How good leaders make their team feel safe during good and bad times
We are currently going through very difficult economic times – and that means many employees do not feel safe. This has a negative impact on your organisation because when your people don’t feel protected by your leadership, you start to lose their trust and their cooperation.
From there, they understandably spend more time protecting themselves and less time on the future of the company.
While you still need to make tough decisions (some of which your employees won’t like), it’s vital as a leader to be aware of how to best present these decisions.
So solid strategic leadership has never been more important – and at its core it’s about communication. So let’s break down some key approaches to leadership that you can use during tough times, or during any times, to ensure your employees feel safe and protected.
- Talk to your team
- Positive feedback
- Ask questions
- Be collaborative
- Be tough
- Read, read, read
Talk to your team
It’s important to share information with your team – the more your team know, the more engaged they will be. You need to demonstrate that the decisions you are making are ethical ones and that you are accountable for them. By showing them your vision – particular when navigating difficult times – you will gain trust.
Setting aside time for one-to-one sessions with each team member is also a good move. Even if there isn’t much to talk about initially, having that session in the calendar means your employee will feel there is a safe space where they can speak to you about matters they might not want to bring up in the group. And as time goes by, you may find they start to use it more and more.
As a leader, this is a great way of understanding their expectations and creating a closer working relationship.
It may seem like this goes without saying, but when was the last time you gave positive feedback to your employees? It may be something as mundane as keeping a note to thank them in a meeting (whether as a group or one-to-one) for their work on a particular project.
During difficult times, when everyone is stressed, it’s so easy to forget positive re-enforcement since it’s an all-hands-on-deck situation with little room for anything else. But by taking the time to thank employees for their work, and giving genuine positive feedback, you will ensure they feel safe and valued.
This will also pay dividends when, inevitably, you need to give critical feedback. This way, they don’t feel you’re always negative.
When an employee isn’t performing as you had hoped, one way of approaching it is asking an open ended question. Let them do the talking, and see what you can gather about what went wrong from what they say.
Starting with a question, then letting the employee speak freely, is a great way of empowering them, and will also help you solve problems.
You will also be able to further collaboration in your team if your employees feel free to ask questions of you and each other. A genuine diversity of ideas, freely expressed in meetings, will not only engage your employees but will speed up problem solving and boost overall collaboration.
When your employees feel part of something, they are more likely to feel safe and protected. That means getting feedback from them not just on key points but also the smaller initiatives you are working on.
In this environment of collaboration, it’s important that employees feel safe from any kind of bullying or any sense that they are being attacked. While not every idea is going to be a good one, the way you handle it (criticising an idea rather than a person) is key.
Ensure that everyone has a voice and feels free to speak – even the quieter members of your team.
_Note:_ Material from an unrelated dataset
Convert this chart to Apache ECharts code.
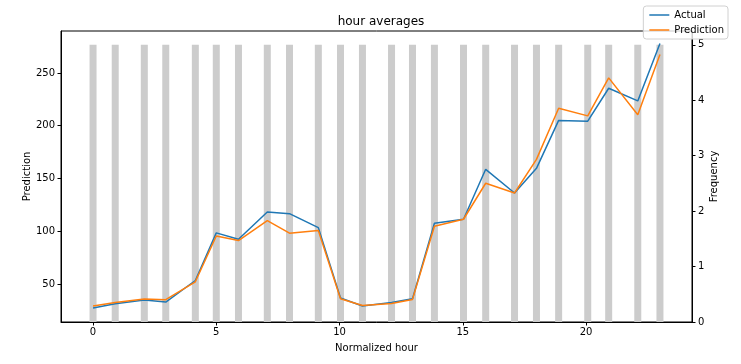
<!DOCTYPE html>
<html><head><meta charset="utf-8">
<script src="https://cdn.jsdelivr.net/npm/echarts@6/dist/echarts.min.js"></script>
<style>html,body{margin:0;padding:0;background:#fff}#c{width:741px;height:364px}</style>
</head><body><div id="c"></div>
<script>
// Normalized hour positions (x)
const hours = [0, 0.90, 2.08, 2.95, 4.15, 5.00, 5.90, 7.07, 7.97, 9.14, 10.04, 10.93, 12.11, 12.96, 13.85, 15.03, 15.93, 17.10, 17.99, 18.89, 20.07, 20.92, 22.10, 23.00];
const actual = [27.3, 31.4, 34.9, 33.0, 53.4, 98.5, 92.5, 118.3, 116.7, 103.5, 36.8, 29.2, 32.6, 36.1, 107.7, 111.4, 158.7, 136.3, 159.6, 205.0, 204.3, 235.5, 223.5, 277.8];
const prediction = [29.2, 32.6, 35.8, 35.2, 52.2, 95.6, 91.2, 110.1, 98.2, 100.7, 36.1, 29.8, 31.7, 35.5, 104.8, 111.4, 145.5, 136.3, 168.1, 216.6, 209.3, 245.3, 210.3, 267.4];
const frequency = [5,5,5,5,5,5,5,5,5,5,5,5,5,5,5,5,5,5,5,5,5,5,5,5];
const xTicks = [0, 5, 10, 15, 20];
const yLeftTicks = [50, 100, 150, 200, 250];
const yRightTicks = [0, 1, 2, 3, 4, 5];

const font = 'DejaVu Sans';
const chart = echarts.init(document.getElementById('c'), null, {renderer: 'canvas'});
const zip = (xs, ys) => xs.map((x, i) => [x, ys[i]]);
chart.setOption({
  animation: false,
  textStyle: {fontFamily: font},
  title: {text: 'hour averages', left: 376, top: 11, textAlign: 'center',
    textStyle: {fontFamily: font, fontSize: 12, fontWeight: 'normal', color: '#000'}},
  legend: {
    right: 13, top: 6, orient: 'vertical', itemGap: 5, itemWidth: 20, itemHeight: 10,
    padding: [4, 4, 4, 6], borderColor: '#d0d0d0', borderWidth: 1, borderRadius: 3,
    backgroundColor: 'rgba(255,255,255,0.8)',
    textStyle: {fontFamily: font, fontSize: 10, color: '#000'},
    data: [{name: 'Actual', icon: 'path://M0,0 L20,0 L20,1.5 L0,1.5 Z'},
           {name: 'Prediction', icon: 'path://M0,0 L20,0 L20,1.5 L0,1.5 Z'}]
  },
  grid: {left: 61, right: 49, top: 31, bottom: 42, show: true, borderColor: '#000', borderWidth: 1, containLabel: false},
  xAxis: {
    type: 'value', min: -1.3, max: 24.3,
    name: 'Normalized hour', nameLocation: 'middle', nameGap: 21, nameMoveOverlap: false,
    nameTextStyle: {fontFamily: font, fontSize: 10, color: '#000'},
    axisLine: {show: true, onZero: false, lineStyle: {color: '#000', width: 1}},
    axisTick: {show: true, customValues: xTicks, length: 3.5, lineStyle: {color: '#000'}},
    axisLabel: {customValues: xTicks, fontFamily: font, fontSize: 10, color: '#000', margin: 5},
    splitLine: {show: false}
  },
  yAxis: [{
    type: 'value', min: 14.1, max: 289.7, position: 'left',
    name: 'Prediction', nameLocation: 'middle', nameGap: 29, nameRotate: 90, nameMoveOverlap: false,
    nameTextStyle: {fontFamily: font, fontSize: 10, color: '#000'},
    axisLine: {show: true, onZero: false, lineStyle: {color: '#000', width: 1}},
    axisTick: {show: true, customValues: yLeftTicks, length: 3.5, lineStyle: {color: '#000'}},
    axisLabel: {customValues: yLeftTicks, fontFamily: font, fontSize: 10, color: '#000', margin: 6},
    splitLine: {show: false}
  }, {
    type: 'value', min: 0, max: 5.25, position: 'right',
    name: 'Frequency', nameLocation: 'middle', nameGap: 17, nameRotate: 90, nameMoveOverlap: false,
    nameTextStyle: {fontFamily: font, fontSize: 10, color: '#000'},
    axisLine: {show: true, onZero: false, lineStyle: {color: '#000', width: 1}},
    axisTick: {show: true, customValues: yRightTicks, length: 3.5, lineStyle: {color: '#000'}},
    axisLabel: {customValues: yRightTicks, fontFamily: font, fontSize: 10, color: '#000', margin: 6},
    splitLine: {show: false}
  }],
  series: [
    {name: 'Frequency', type: 'bar', yAxisIndex: 1, barWidth: 7, z: 1,
     itemStyle: {color: '#cccccc'}, data: zip(hours, frequency)},
    {name: 'Actual', type: 'line', yAxisIndex: 0, z: 3, symbol: 'none',
     lineStyle: {color: '#1f77b4', width: 1.5}, itemStyle: {color: '#1f77b4'}, data: zip(hours, actual)},
    {name: 'Prediction', type: 'line', yAxisIndex: 0, z: 4, symbol: 'none',
     lineStyle: {color: '#ff7f0e', width: 1.5}, itemStyle: {color: '#ff7f0e'}, data: zip(hours, prediction)}
  ]
});
</script></body></html>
If all discussions are approached with the idea of ‘how can we make the company better?’ then this positivity will feed your team.
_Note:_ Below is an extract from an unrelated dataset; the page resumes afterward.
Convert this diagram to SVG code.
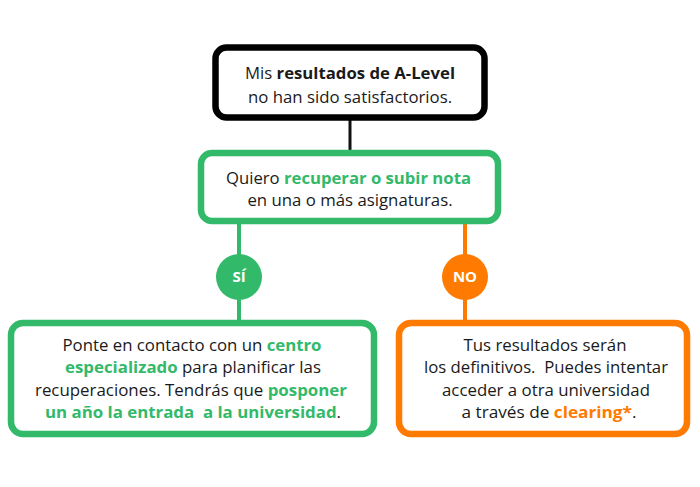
<svg xmlns="http://www.w3.org/2000/svg" width="700" height="487" viewBox="0 0 700 487">
<style>
text{font-family:"Open Sans","Liberation Sans",sans-serif;font-size:16.5px;fill:#1a1a1a;text-anchor:middle;white-space:pre}
.t{font-size:16.8px}
.b{font-weight:bold}
.g{fill:#33b96a;font-weight:bold}
.o{fill:#ff7a00;font-weight:bold}
.box{fill:#fff;stroke-width:6.5}
.lbl{fill:#fff;font-weight:bold;font-size:15px}
</style>
<rect width="700" height="487" fill="#fff"/>
<g id="connectors">
<line x1="350" y1="120" x2="350" y2="152" stroke="#111" stroke-width="3"/>
<line x1="239" y1="222" x2="239" y2="322" stroke="#33b96a" stroke-width="4"/>
<line x1="465" y1="222" x2="465" y2="322" stroke="#ff7a00" stroke-width="4"/>
</g>
<g id="n-top">
<rect class="box" x="215.5" y="47.5" width="269" height="70" rx="11" stroke="#000" stroke-width="7"/>
<text class="t" x="350" y="79" textLength="210" lengthAdjust="spacingAndGlyphs">Mis <tspan class="b">resultados de A-Level</tspan></text>
<text class="t" x="350" y="103">no han sido satisfactorios.</text>
</g>
<g id="n-quiero">
<rect class="box" x="201" y="153" width="297" height="68" rx="11" stroke="#33b96a"/>
<text class="t" x="348.5" y="184" textLength="245" lengthAdjust="spacingAndGlyphs">Quiero <tspan class="g">recuperar o subir nota</tspan></text>
<text class="t" x="350" y="206">en una o más asignaturas.</text>
</g>
<g id="n-si">
<circle cx="239" cy="277" r="23" fill="#33b96a"/>
<text class="lbl" x="239" y="282">SÍ</text>
</g>
<g id="n-no">
<circle cx="465" cy="277" r="23" fill="#ff7a00"/>
<text class="lbl" x="465" y="282">NO</text>
</g>
<g id="n-left">
<rect class="box" x="11" y="323" width="363" height="111" rx="12" stroke="#33b96a"/>
<text x="192" y="351" textLength="259" lengthAdjust="spacingAndGlyphs">Ponte en contacto con un <tspan class="g">centro</tspan></text>
<text x="193" y="373" textLength="256" lengthAdjust="spacingAndGlyphs"><tspan class="g">especializado</tspan> para planificar las</text>
<text x="191" y="396" textLength="312" lengthAdjust="spacingAndGlyphs">recuperaciones. Tendrás que <tspan class="g">posponer</tspan></text>
<text x="193" y="418" textLength="296" lengthAdjust="spacingAndGlyphs"><tspan class="g">un año la entrada  a la universidad</tspan>.</text>
</g>
<g id="n-right">
<rect class="box" x="399" y="323" width="288" height="111" rx="12" stroke="#ff7a00"/>
<text x="545" y="351" textLength="163" lengthAdjust="spacingAndGlyphs">Tus resultados serán</text>
<text x="546" y="373" textLength="244" lengthAdjust="spacingAndGlyphs">los definitivos.  Puedes intentar</text>
<text x="546" y="396" textLength="208" lengthAdjust="spacingAndGlyphs">acceder a otra universidad</text>
<text x="549" y="418" textLength="175" lengthAdjust="spacingAndGlyphs">a través de <tspan class="o">clearing*</tspan>.</text>
</g>
</svg>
You are not a lesser leader by bringing together the opinions of your team. It’s your job to take the best ideas then provide strong leadership based on them.
This might sound like a contradiction to what we just covered, but creating an environment where your employees feel safe doesn’t mean there won’t be conflict. It’s more about how you deal with it, and how quickly you deal with it.
So while you ensure everyone feels safe, you are not afraid to be tough when you need to be. These two things are not mutually exclusive. Employees need to know where they stand, where the line is (and what happens if they cross it) but that you are there to support them overall.
Fear simply doesn’t work as a motivator, and you’ll find over time retention will suffer. When employees make mistakes, they need to be conscientious enough to understand the seriousness of the situation, while also understanding that mistakes will happen. It’s a fine balance.
So it’s creating a kind of psychological safety while also being a strong leader that wins the day.
Read, read, read
As a leader, you need to continually grow. The fastest, and perhaps easiest way to do this is through reading. It can help boost:
- Systematic thinking
- Communication skills
- Emotional intelligence
Being able to engage with some of the best minds that have ever lived is invaluable. It’s about gaining fresh perspectives and insights. You will expand your knowledge base and help you challenge your own assumptions and become a better decision maker.
There is a variety of books which may be useful – in fact, a number of great sports books, written by former coaches, have found their way onto many a business person’s desk. So do some digging, find what interests you, because almost anything well-written will help feed positively into your growth as a leader.
Your role as a leader
Employees know that the life of a company is unpredictable – even the largest organisations can fall on hard times. So while you may at times need to make tough decisions, decisions which they may not like, if you have built up a transparent, ethical style of leadership, they will at least respect your decisions even if they don’t like them.